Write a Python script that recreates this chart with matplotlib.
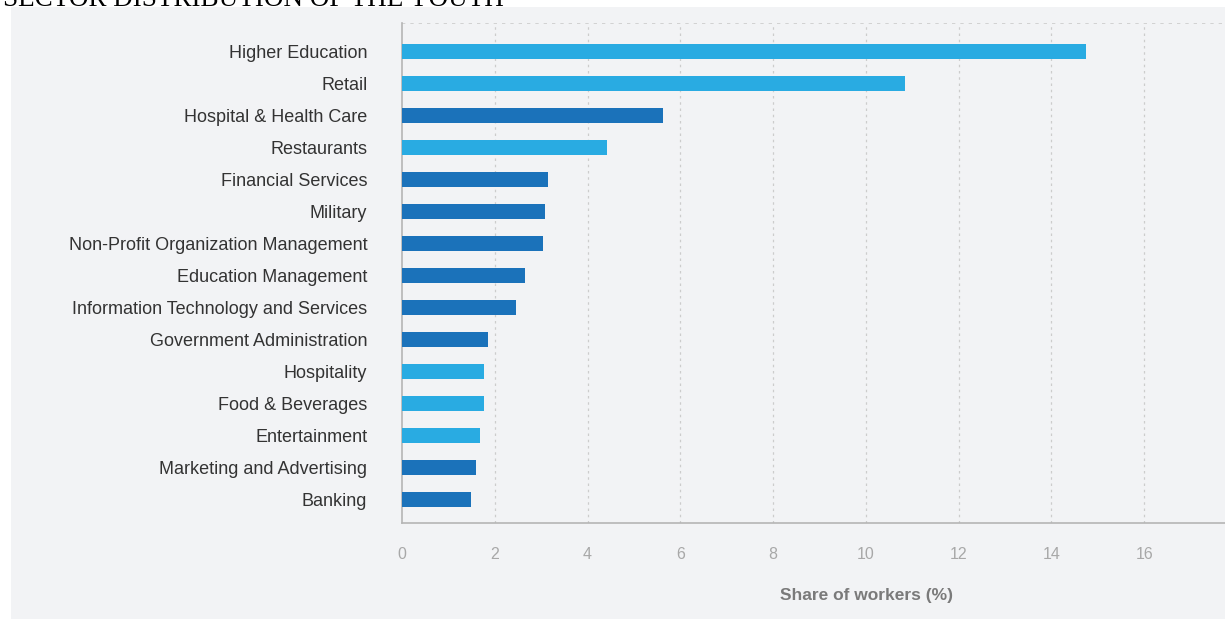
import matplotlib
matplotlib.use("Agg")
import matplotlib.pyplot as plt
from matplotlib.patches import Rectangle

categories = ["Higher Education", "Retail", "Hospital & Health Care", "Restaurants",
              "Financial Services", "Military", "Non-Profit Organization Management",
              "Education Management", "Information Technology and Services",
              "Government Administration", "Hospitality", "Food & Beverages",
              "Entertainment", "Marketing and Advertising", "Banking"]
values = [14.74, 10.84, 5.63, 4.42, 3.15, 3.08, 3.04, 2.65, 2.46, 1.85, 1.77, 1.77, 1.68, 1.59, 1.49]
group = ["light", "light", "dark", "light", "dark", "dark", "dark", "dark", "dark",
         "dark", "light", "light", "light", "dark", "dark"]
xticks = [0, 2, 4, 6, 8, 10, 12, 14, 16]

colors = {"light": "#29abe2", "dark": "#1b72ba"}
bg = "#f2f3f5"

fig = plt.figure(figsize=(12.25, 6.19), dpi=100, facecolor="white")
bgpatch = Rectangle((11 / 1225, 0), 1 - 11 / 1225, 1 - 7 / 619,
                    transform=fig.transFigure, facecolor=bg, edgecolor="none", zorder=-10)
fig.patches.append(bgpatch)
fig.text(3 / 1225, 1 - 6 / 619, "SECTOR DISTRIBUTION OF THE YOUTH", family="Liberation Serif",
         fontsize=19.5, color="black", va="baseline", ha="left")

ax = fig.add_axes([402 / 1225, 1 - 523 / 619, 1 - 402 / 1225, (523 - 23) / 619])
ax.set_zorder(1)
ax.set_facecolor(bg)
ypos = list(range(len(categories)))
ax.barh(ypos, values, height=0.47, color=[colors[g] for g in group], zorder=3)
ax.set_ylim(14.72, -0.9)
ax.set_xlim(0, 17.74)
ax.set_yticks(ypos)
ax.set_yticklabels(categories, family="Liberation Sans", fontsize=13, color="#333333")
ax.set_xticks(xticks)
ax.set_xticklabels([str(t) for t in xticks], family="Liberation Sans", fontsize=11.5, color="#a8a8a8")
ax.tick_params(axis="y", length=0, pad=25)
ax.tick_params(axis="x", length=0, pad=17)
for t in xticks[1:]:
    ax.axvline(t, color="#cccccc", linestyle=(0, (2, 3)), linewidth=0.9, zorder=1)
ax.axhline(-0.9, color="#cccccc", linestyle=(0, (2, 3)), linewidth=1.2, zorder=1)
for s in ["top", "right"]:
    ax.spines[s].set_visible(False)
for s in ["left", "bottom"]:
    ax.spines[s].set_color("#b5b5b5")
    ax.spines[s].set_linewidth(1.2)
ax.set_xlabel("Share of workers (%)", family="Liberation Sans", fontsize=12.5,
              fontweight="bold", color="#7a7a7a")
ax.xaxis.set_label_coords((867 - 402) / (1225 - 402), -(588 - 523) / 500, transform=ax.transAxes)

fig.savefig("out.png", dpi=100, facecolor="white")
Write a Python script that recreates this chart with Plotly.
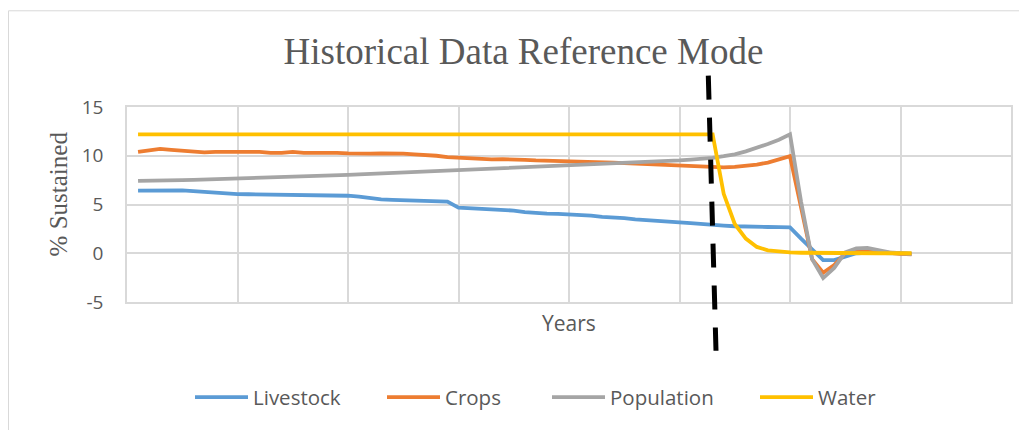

━━━━━━━━━━━━━━━━

Task to complete => Above are records; say how many of their lines contain the word "script", giving only the number.

Full solution => 2